A judge in England ruled Tuesday that an evangelical Christian adoption and foster care charity can’t refuse to place children in the home of same-sex couples while it works in coordination with government authorities but can require prospective carers to be evangelical.
In his judgment, Justice Julian Knowles of the England and Wales High Court contended that while the Equality Act of 2010 has an exception that allows religious groups to impose restrictions related to sexual orientation, such an exception does not apply to Cornerstone (North East) Adoption and Fostering Service based in Sunderland.
Knowles ruled that Cornerstone, which began in 1999 and filed a lawsuit earlier this year against government regulators, can’t require prospective foster or adoption parents “to refrain from ‘homosexual behavior.’”
Last year, regulators deemed Cornerstone’s policies of being discriminatory because of the organization requires that prospective adoptive and foster parents be evangelical Christians who abide by the charity’s statement of faith.
The United Kingdom Office for Standards in Education, Children’s Services and Skills opposed Cornerstone’s policies relating to a code of conduct that includes beliefs on marriage being between one man and one woman. Cornerstone accused Ofsted’s inspection report of demanding that the agency abandon its religious ethos.
Although Knowles ruled that Cornerstone can hold a policy requiring recruiting applicants to be evangelical Christians, Knowles also ruled that Cornerstone may not legally require potential carers to abide by the organization’s beliefs on sexual conduct.

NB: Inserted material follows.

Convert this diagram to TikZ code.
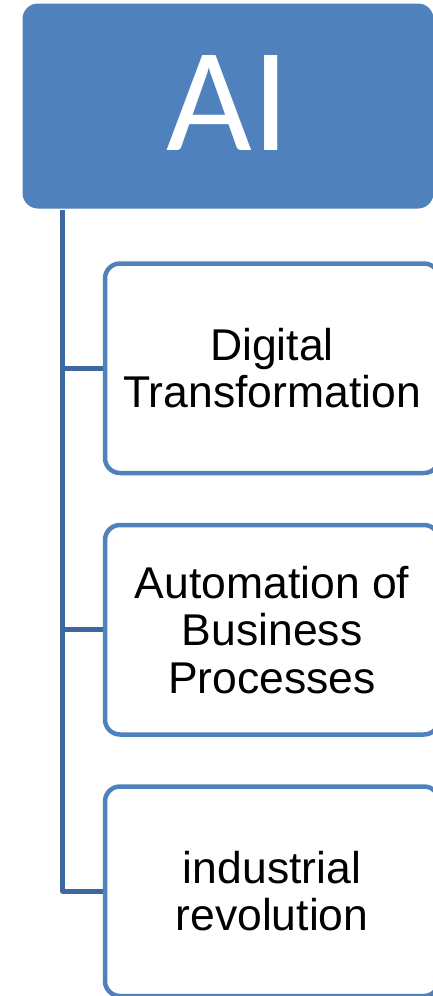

Knowles explained that the exception in the Equality Act of 2010 that permits religious groups to impose restrictions related to sexual orientation does not apply to Cornerstone because it recruits carers on behalf of and under contract with local government authorities.
The judge ruled that Cornerstone’s recruitment policy violates Article 14 read with Article 8 of the European Convention on Human Rights because it “requires carer applicants to be heterosexual.”
“The policy unlawfully discriminates, directly or indirectly, against gay men and lesbians,” Knowles wrote in his judgment. “The disapplication of the general exemption in [the Equality Act] applies because Cornerstone performs functions on behalf of public authorities pursuant to contract.”
Knowles argued that Cornerstone “failed to show by convincing evidence that its policy benefits children and young people in a way it would not if the policy did not discriminate.”
“But conduct which is discriminatory on the grounds of sexual orientation that is pursued because of religious belief is not thereby justified,” Knowles wrote.
According to the Christian Institute, lawyers involved in the case “dispute” Knowles’ reasoning and are considering filing an appeal.
In a statement, Cornerstone Chairwoman Sheila Bamber said that she is saddened that Cornerstone’s belief in a “biblically-based Christian marriage” has “not been recognized.”
“We will carefully and prayerfully consider how to continue our vocation and work to create forever families,” Bamber stated.
Christian Institute Deputy Director for Public Affairs Simon Calvert argued that the judge is “mistaken” to treat Cornerstone as an organization that recruits “on behalf of” the government.
“Cornerstone is a private organisation and places children with those within its existing pool of carers. It does not recruit carers on behalf of local authorities,” Calvert argued. “This part of the judgment suggests the court failed to recognise that Christian belief informs and shapes every area of life — including sexual ethics and behaviour.”